The grand goal of high performance computers right now is a 1 petaflop machine. This requires 1,000,000 gigaflop processors. Wow. She shows a semilog plot of peak speed vs year introduced that is a linear line (Moore's law at work).

Much of Allen's work in the 80's and early 90's was around the PTRAN system of analysis for parallelism. The techniques are used, for example in the optimization stage of IBM's XL family of compilers.

Because more and more transistors are being placed on chips, they're using more and more energy--getting hotter. Part of the solution--which we're seeing play out--is multi-core chips. This requires parallelism to achieve the performance users expect. But making use of multi-codes requires that tasks be organized by either users or software to run in parallel.

By 2021, there will be chips with 1024 cores on them. Is parallelism the tool that will make al these ores useful? John Hennessey has called it the biggest challenge Computer Science has every faced.
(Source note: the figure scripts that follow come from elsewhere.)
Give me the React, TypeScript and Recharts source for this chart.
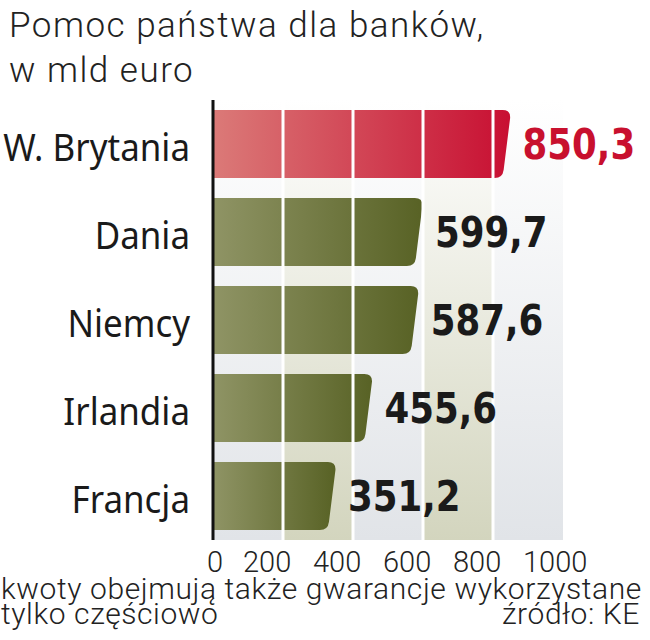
import { BarChart, Bar, XAxis, YAxis, ReferenceArea, ReferenceLine, LabelList } from 'recharts';

const COUNTRIES = ['W. Brytania', 'Dania', 'Niemcy', 'Irlandia', 'Francja'];
const AID = [850.3, 599.7, 587.6, 455.6, 351.2];
const TICKS = [0, 200, 400, 600, 800, 1000];

const data = COUNTRIES.map((name, i) => ({ name, value: AID[i] }));

const CONDENSED = '"DejaVu Sans Condensed", "Liberation Sans Narrow", Roboto, sans-serif';
const LIGHT = 'Roboto, "Noto Sans", sans-serif';

const fmt = (v: number) => v.toFixed(1).replace('.', ',');

function SlantBar(props: any) {
  const { x, y, width, height, index } = props;
  if (!width || width <= 0) return null;
  const r = 8;
  const s = 8;
  const right = x + width;
  const fill = index === 0 ? 'url(#gradRed)' : 'url(#gradOlive)';
  const d = `M${x},${y} L${right - r},${y} Q${right},${y} ${right - 0.5},${y + r} L${right - s + 1},${y + height - r} Q${right - s},${y + height} ${right - s - r},${y + height} L${x},${y + height} Z`;
  return <path d={d} fill={fill} />;
}

function ValueLabel(props: any) {
  const { x, y, width, height, value, index } = props;
  const tx = x + width + 12;
  const ty = y + height / 2;
  return (
    <text
      transform={`translate(${tx},${ty}) scale(0.92,1)`}
      dy="0.36em"
      fill={index === 0 ? '#c8102e' : '#1a1a1a'}
      fontFamily={CONDENSED}
      fontWeight="bold"
      fontSize={43}
    >
      {fmt(value)}
    </text>
  );
}

function CountryTick(props: any) {
  const { x, y, payload } = props;
  return (
    <text
      transform={`translate(${x},${y}) scale(0.92,1)`}
      dy={17}
      textAnchor="end"
      fill="#1a1a1a"
      fontFamily='"Noto Sans", sans-serif'
      fontSize={38}
    >
      {payload.value}
    </text>
  );
}

// tick labels sit left of their gridline, like a spaced-out row of numbers
function ValueTick(props: any) {
  const { x, y, payload, index } = props;
  const first = index === 0;
  return (
    <text
      x={first ? x + 2 : x - 40}
      y={y}
      dy={20}
      textAnchor={first ? 'middle' : 'start'}
      fill="#222"
      fontFamily={LIGHT}
      fontWeight={300}
      fontSize={29}
    >
      {payload.value}
    </text>
  );
}

export default function App() {
  return (
    <div style={{ position: 'absolute', left: 0, top: 0, width: 650, height: 640, background: '#fff', fontFamily: LIGHT }}>
      <div style={{ position: 'absolute', left: 9, top: 3, fontSize: 35, fontWeight: 300, lineHeight: '45px', color: '#222', letterSpacing: 1.5 }}>
        Pomoc państwa dla banków,
        <br />
        w mld euro
      </div>
      <div style={{ position: 'absolute', left: 0, top: 0 }}>
        <BarChart width={650} height={640} data={data} layout="vertical" margin={{ top: 100, right: 87, bottom: 70, left: 0 }}>
          <defs>
            <linearGradient id="gradRed" x1="0" y1="0" x2="1" y2="0">
              <stop offset="0%" stopColor="#db7a78" />
              <stop offset="100%" stopColor="#c80f32" />
            </linearGradient>
            <linearGradient id="gradOlive" x1="0" y1="0" x2="1" y2="0">
              <stop offset="0%" stopColor="#8f9465" />
              <stop offset="100%" stopColor="#586225" />
            </linearGradient>
            <linearGradient id="bandGrey" x1="0" y1="0" x2="0" y2="1">
              <stop offset="0%" stopColor="#ffffff" />
              <stop offset="100%" stopColor="#e1e4e8" />
            </linearGradient>
            <linearGradient id="bandOlive" x1="0" y1="0" x2="0" y2="1">
              <stop offset="0%" stopColor="#ffffff" />
              <stop offset="100%" stopColor="#d3d5be" />
            </linearGradient>
          </defs>
          <XAxis
            type="number"
            domain={[0, 1000]}
            ticks={TICKS}
            axisLine={false}
            tickLine={false}
            height={30}
            tickMargin={6}
            tick={<ValueTick />}
            interval={0}
          />
          <YAxis
            type="category"
            dataKey="name"
            width={213}
            tickLine={false}
            axisLine={{ stroke: '#111', strokeWidth: 3 }}
            tickMargin={17}
            tick={<CountryTick />}
          />
          {TICKS.slice(0, -1).map((t, i) => (
            <ReferenceArea
              key={t}
              x1={t}
              x2={TICKS[i + 1]}
              fill={i % 2 === 0 ? 'url(#bandGrey)' : 'url(#bandOlive)'}
              fillOpacity={1}
              stroke="none"
            />
          ))}
          <Bar dataKey="value" barSize={68} shape={<SlantBar />} isAnimationActive={false}>
            <LabelList dataKey="value" content={<ValueLabel />} />
          </Bar>
          {TICKS.slice(1, -1).map((t) => (
            <ReferenceLine key={t} x={t} stroke="#fff" strokeWidth={3} />
          ))}
        </BarChart>
      </div>
      <div style={{ position: 'absolute', left: 1, top: 576, fontSize: 30, fontWeight: 300, color: '#222', lineHeight: '25px', letterSpacing: 0.6 }}>
        kwoty obejmują także gwarancje wykorzystane
        <br />
        tylko częściowo
      </div>
      <div style={{ position: 'absolute', right: 10, top: 601, fontSize: 30, fontWeight: 300, color: '#222', lineHeight: '25px', letterSpacing: 0.6 }}>
        źródło: KE
      </div>
    </div>
  );
}
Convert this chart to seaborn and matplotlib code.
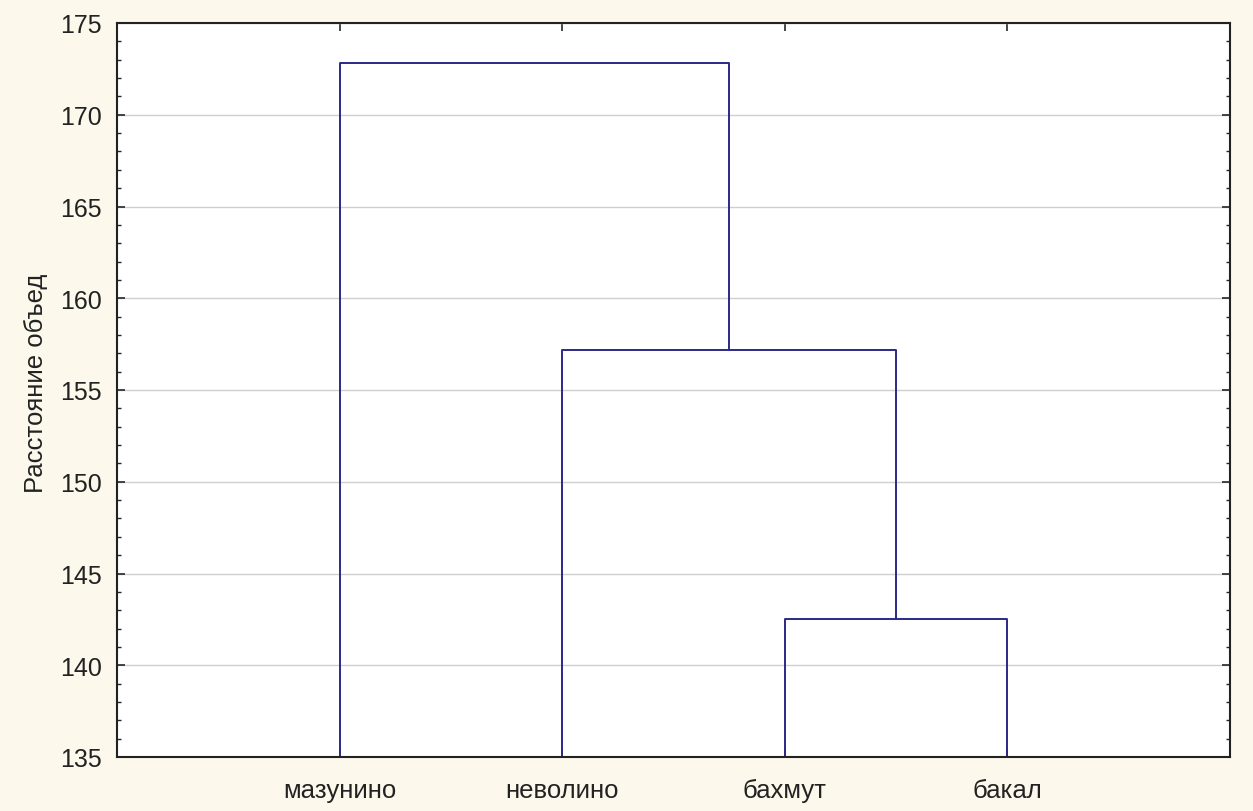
import pandas as pd
import numpy as np
import matplotlib
matplotlib.use("Agg")
import matplotlib.pyplot as plt
from matplotlib.ticker import MultipleLocator
import seaborn as sns

# листья дендрограммы (порядок слева направо)
leaves = ["мазунино", "неволино", "бахмут", "бакал"]
# объединения: (левый, правый, расстояние)
merge_left = ["бахмут", "неволино", "мазунино"]
merge_right = ["бакал", "C1", "C2"]
merge_height = [142.5, 157.2, 172.8]
cluster_names = ["C1", "C2", "C3"]

y_bottom = 135
y_top = 175

sns.set_theme(style="white")
plt.rcParams['font.family'] = ['Liberation Sans', 'DejaVu Sans']

# позиции и высоты узлов
pos = {name: i + 1 for i, name in enumerate(leaves)}
height = {name: y_bottom for name in leaves}
rows = []
for k, (l, r, h) in enumerate(zip(merge_left, merge_right, merge_height)):
    xs = [pos[l], pos[l], pos[r], pos[r]]
    ys = [height[l], h, h, height[r]]
    for j, (x, y) in enumerate(zip(xs, ys)):
        rows.append({"link": k, "order": j, "x": x, "y": y})
    pos[cluster_names[k]] = (pos[l] + pos[r]) / 2
    height[cluster_names[k]] = h
df = pd.DataFrame(rows)

fig = plt.figure(figsize=(12.53, 8.12), dpi=100, facecolor="#FCF8EC")
ax = fig.add_axes([117 / 1253, 1 - 758 / 812, (1230 - 117) / 1253, (758 - 24) / 812])
ax.set_facecolor("white")

ax.yaxis.grid(True, color="#CFCFCF", linewidth=1.0)
ax.set_axisbelow(True)

sns.lineplot(data=df, x="x", y="y", units="link", estimator=None, sort=False,
             color="#2A2A86", linewidth=1.4, ax=ax, legend=False)

ax.set_xlim(0, len(leaves) + 1)
ax.set_ylim(y_bottom, y_top)
ax.set_xticks(range(1, len(leaves) + 1))
ax.set_xticklabels(leaves, fontsize=18.5, color="#222222")
ax.yaxis.set_major_locator(MultipleLocator(5))
ax.yaxis.set_minor_locator(MultipleLocator(1))
ax.tick_params(axis="y", which="major", direction="in", length=6, width=1.2,
               left=True, right=True, labelsize=18, labelcolor="#222222", pad=11)
ax.tick_params(axis="y", which="minor", direction="in", length=3, width=1.0,
               left=True, right=True)
ax.tick_params(axis="x", which="major", direction="in", length=6, width=1.2,
               top=True, bottom=True, pad=15)
ax.set_xlabel("")
ax.set_ylabel("Расстояние объед", fontsize=18.5, color="#222222")
ax.yaxis.set_label_coords(-0.062, 0.51)

for s in ax.spines.values():
    s.set_color("#222222")
    s.set_linewidth(1.5)

fig.savefig("out.png", dpi=100, facecolor=fig.get_facecolor())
He has credentials that might make you believe him. Allen says that it's also the best opportunity that Computer Science has to improve user productivity, application performance and system integrity.

For parallel (superscalar, etc.) architectures, compilers--software--have been used to automatically manage scheduling tasks so that they can operate in parallel. What about those techniques will be useful in this new world of multi-cores?

Allen says we need to get rid of C--soon. C, as a language, doesn't provide enough information to the compiler for it to figure out interdependencies--making it hard to parallelize. Another way to look at it is that pointers allow programmers to build programs that can't be easily analyzed to find out which parts of the program can be executed at the same time.

Another factor that makes parallelization hard is data movement. Allen offers no silver bullet. The latency of data movement inhibits high performance.

The key is the right high level language that can effectively take advantage of the many good scheduling and pipelining algorithms that exist. If we don't start with the right high level language, those techniques will have limited impact.

She presents some research from Vivek Sarkar on compiling for parallelism. Only a small fraction of application developers are experts in parallelism. Expecting them to become such is unreasonable. The software is too complex and the primary bottleneck in the usage of parallel systems. X10 is an example of a language (object oriented) that tries to maximize the amount of automatic parallel optimization that can be done.

Major themes include cross-procedure parallelization, data dependency analysis, control dependency analysis, and then using those analyses to satisfy the dependencies while maximizing parallelism.

Useful parallelism depends on the run time behavior of the program (i.e. loop frequency, branch prediction, and node run times) and the parameters of the target multiprocessor. Finding the maximal parallelism isn't enough because it probably can't be efficiently mapped on the multiple cores or processors. There is a trade off between the partition cost and the run time. Finding the intersection gives the right level of parallelism--the level that is the most efficient use of available resources. Interprocedural analysis is the key to whole program parallelism.

One of the PTRAN analysis techniques was the transform the program into a functional equivalent that used static single assignment. This, of course, is what functional programming enthusiasts have been saying for years: one of functional programming's biggest advantages is that functional programs--those without mutation--are much more easily parallelized than imperative programs (including imperative-based object oriented languages).

There's a long list of transformations that can be done--everything from array padding to get easily handled dimensions to loop unrolling and interleaving. Doing most of these transformations well requires detailed knowledge of the machine--making it a better job for compilers than humans. Even then, the speedup is less than the number of additional processors applied o the job. That is, applying 4 processors doesn't get you a speedup of 4--more like 2.2. The speed up--at present--is asymptotic.